* The task:
Using the material below, repeat exactly the lines from the one with "What D3.js code" through the one with "const labelSize = 26.7;", ends included, without any images.

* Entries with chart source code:

□ □ □ □ □ □ □

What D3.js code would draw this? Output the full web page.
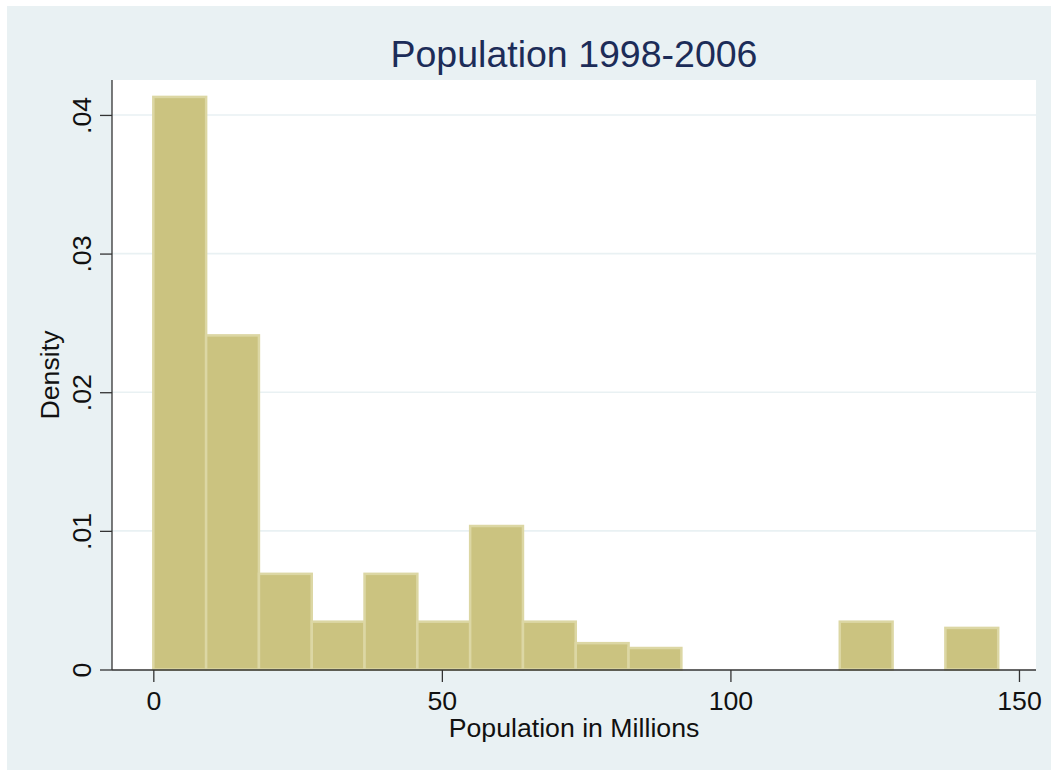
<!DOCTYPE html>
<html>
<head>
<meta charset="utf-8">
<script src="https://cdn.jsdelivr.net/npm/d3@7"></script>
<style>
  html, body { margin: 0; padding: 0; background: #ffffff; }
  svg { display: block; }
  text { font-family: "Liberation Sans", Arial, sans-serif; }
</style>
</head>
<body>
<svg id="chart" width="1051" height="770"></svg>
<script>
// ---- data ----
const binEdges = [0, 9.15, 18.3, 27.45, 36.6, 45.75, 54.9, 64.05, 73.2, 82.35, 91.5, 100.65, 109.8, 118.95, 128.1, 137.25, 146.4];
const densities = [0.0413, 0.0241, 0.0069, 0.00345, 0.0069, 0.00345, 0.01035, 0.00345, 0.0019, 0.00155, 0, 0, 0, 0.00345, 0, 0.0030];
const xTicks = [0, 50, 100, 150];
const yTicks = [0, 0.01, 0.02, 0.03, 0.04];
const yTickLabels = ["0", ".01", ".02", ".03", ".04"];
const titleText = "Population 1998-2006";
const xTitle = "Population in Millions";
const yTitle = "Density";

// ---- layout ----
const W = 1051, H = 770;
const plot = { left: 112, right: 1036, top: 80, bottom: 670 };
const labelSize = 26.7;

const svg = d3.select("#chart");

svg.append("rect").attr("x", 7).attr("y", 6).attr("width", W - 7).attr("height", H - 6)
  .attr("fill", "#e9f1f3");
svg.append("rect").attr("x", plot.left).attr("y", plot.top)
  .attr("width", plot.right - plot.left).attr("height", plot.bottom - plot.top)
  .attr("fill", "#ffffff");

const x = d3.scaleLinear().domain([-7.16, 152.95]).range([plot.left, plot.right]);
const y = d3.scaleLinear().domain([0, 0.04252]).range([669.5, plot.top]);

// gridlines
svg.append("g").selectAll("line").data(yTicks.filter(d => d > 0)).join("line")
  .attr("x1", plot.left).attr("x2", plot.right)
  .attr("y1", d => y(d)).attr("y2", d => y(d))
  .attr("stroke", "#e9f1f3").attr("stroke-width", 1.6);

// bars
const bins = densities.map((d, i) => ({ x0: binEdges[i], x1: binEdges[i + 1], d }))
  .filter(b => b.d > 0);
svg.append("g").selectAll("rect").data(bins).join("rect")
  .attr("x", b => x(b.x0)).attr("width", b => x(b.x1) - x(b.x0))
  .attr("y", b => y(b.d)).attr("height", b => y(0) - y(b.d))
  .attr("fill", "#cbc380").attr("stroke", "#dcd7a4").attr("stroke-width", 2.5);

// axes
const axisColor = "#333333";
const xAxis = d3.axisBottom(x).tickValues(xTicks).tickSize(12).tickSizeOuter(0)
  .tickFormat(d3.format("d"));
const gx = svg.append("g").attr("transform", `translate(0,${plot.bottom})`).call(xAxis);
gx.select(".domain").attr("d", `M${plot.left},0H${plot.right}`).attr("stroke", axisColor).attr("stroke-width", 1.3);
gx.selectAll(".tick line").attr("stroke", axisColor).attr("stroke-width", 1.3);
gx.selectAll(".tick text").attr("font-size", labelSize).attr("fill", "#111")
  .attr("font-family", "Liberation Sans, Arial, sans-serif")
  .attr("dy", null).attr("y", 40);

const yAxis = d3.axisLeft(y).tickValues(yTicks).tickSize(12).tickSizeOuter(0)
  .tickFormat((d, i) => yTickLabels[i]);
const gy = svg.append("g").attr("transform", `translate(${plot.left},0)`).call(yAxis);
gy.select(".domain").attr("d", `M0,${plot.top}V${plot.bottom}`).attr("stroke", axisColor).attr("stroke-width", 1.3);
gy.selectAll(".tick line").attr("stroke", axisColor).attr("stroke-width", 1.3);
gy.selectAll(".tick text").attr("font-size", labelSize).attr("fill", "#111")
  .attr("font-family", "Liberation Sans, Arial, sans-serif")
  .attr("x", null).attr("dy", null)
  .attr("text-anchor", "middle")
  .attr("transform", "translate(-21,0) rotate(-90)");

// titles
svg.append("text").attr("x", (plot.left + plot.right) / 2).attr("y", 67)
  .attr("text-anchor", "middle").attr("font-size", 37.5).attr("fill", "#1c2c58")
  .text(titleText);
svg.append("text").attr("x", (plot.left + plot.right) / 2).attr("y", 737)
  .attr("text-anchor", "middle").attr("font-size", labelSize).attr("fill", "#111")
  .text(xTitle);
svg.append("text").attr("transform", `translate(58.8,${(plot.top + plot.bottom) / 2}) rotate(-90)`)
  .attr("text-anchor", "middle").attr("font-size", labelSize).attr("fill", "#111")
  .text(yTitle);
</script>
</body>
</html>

□ □ □ □ □ □ □

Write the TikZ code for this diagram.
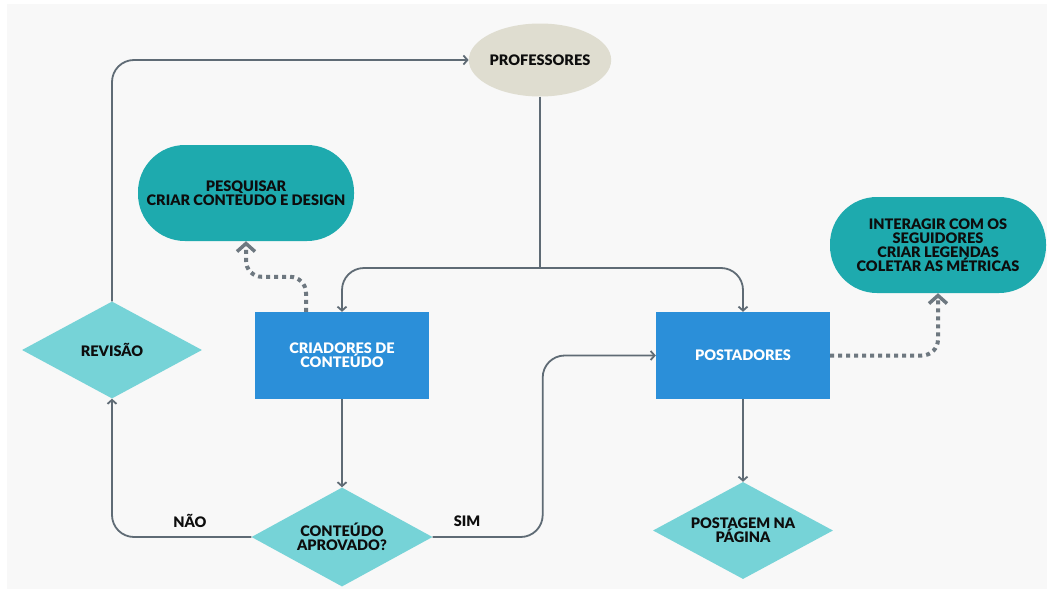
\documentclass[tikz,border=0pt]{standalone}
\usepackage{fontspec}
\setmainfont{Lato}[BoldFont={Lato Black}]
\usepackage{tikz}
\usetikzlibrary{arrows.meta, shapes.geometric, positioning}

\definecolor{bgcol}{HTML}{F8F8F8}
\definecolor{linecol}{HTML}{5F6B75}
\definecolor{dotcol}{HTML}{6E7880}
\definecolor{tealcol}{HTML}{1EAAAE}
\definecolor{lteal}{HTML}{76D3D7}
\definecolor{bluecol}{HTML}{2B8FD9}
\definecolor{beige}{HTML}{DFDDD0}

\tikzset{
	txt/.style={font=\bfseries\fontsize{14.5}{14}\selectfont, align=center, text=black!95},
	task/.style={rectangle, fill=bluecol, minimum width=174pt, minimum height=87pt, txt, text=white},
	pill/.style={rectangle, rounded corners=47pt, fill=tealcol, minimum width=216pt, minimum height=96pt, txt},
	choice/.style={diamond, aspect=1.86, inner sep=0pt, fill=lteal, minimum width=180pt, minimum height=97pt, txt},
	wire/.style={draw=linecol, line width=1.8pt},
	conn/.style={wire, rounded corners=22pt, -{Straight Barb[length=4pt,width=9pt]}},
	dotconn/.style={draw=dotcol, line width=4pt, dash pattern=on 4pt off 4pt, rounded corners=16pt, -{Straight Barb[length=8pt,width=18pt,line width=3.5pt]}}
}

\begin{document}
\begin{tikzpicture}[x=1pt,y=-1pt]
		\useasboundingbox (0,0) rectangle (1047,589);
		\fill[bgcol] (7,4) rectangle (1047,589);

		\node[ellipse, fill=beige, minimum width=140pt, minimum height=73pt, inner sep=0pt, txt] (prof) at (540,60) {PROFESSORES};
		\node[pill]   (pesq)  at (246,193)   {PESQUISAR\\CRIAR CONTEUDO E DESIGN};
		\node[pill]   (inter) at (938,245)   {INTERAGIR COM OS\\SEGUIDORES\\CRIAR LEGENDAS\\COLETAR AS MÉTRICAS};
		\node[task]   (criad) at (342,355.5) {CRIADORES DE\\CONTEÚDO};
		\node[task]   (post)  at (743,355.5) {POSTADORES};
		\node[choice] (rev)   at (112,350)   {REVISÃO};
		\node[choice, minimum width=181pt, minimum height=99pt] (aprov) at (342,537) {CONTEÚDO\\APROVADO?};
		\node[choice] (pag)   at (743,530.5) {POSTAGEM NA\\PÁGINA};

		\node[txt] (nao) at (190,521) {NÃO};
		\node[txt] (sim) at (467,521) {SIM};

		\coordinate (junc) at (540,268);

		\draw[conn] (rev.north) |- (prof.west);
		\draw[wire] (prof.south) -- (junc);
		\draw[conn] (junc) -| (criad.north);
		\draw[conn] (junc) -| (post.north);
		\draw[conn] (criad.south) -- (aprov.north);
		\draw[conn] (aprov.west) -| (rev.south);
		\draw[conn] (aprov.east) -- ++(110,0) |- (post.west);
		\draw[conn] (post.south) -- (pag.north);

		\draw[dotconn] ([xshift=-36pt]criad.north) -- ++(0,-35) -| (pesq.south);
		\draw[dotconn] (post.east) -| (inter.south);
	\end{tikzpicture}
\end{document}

□ □ □ □ □ □ □

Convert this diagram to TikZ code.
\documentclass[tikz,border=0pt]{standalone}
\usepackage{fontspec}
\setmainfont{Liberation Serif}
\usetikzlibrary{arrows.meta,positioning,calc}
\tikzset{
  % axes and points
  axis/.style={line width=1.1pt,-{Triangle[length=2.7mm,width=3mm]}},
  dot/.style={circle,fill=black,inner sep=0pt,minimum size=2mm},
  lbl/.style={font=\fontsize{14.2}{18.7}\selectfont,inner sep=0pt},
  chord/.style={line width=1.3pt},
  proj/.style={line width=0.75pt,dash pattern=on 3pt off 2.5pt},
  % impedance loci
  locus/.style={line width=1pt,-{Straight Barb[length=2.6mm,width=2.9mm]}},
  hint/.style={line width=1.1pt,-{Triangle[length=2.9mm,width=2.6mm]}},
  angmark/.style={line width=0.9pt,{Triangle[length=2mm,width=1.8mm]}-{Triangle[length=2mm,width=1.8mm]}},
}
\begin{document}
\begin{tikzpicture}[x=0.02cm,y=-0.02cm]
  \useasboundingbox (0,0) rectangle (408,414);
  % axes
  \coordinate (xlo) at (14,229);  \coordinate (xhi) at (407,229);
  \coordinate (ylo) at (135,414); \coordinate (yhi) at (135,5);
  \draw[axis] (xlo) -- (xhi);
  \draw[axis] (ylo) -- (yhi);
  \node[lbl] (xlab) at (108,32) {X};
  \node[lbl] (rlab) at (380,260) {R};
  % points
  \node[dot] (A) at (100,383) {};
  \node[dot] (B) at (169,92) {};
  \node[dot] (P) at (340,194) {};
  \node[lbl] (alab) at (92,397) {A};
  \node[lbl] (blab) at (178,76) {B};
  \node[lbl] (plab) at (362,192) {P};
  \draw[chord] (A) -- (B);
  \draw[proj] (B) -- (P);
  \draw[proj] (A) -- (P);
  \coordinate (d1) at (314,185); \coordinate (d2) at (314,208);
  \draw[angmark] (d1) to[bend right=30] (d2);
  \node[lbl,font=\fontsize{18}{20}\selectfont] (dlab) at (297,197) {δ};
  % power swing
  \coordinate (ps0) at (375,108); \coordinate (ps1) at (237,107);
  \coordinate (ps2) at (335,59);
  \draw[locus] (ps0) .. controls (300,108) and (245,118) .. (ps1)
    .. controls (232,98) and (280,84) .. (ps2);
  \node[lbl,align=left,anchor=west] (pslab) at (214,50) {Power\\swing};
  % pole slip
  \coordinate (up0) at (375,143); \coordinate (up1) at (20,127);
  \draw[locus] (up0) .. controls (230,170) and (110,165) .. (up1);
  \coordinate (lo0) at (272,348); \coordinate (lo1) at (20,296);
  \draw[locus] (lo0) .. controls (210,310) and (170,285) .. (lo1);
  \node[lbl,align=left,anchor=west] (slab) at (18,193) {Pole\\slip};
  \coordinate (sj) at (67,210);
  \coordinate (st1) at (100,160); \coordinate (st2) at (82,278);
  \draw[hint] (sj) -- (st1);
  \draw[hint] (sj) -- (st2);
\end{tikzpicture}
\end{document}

□ □ □ □ □ □ □

* Correct response:
What D3.js code would draw this? Output the full web page.
<!DOCTYPE html>
<html>
<head>
<meta charset="utf-8">
<script src="https://cdn.jsdelivr.net/npm/d3@7"></script>
<style>
  html, body { margin: 0; padding: 0; background: #ffffff; }
  svg { display: block; }
  text { font-family: "Liberation Sans", Arial, sans-serif; }
</style>
</head>
<body>
<svg id="chart" width="1051" height="770"></svg>
<script>
// ---- data ----
const binEdges = [0, 9.15, 18.3, 27.45, 36.6, 45.75, 54.9, 64.05, 73.2, 82.35, 91.5, 100.65, 109.8, 118.95, 128.1, 137.25, 146.4];
const densities = [0.0413, 0.0241, 0.0069, 0.00345, 0.0069, 0.00345, 0.01035, 0.00345, 0.0019, 0.00155, 0, 0, 0, 0.00345, 0, 0.0030];
const xTicks = [0, 50, 100, 150];
const yTicks = [0, 0.01, 0.02, 0.03, 0.04];
const yTickLabels = ["0", ".01", ".02", ".03", ".04"];
const titleText = "Population 1998-2006";
const xTitle = "Population in Millions";
const yTitle = "Density";

// ---- layout ----
const W = 1051, H = 770;
const plot = { left: 112, right: 1036, top: 80, bottom: 670 };
const labelSize = 26.7;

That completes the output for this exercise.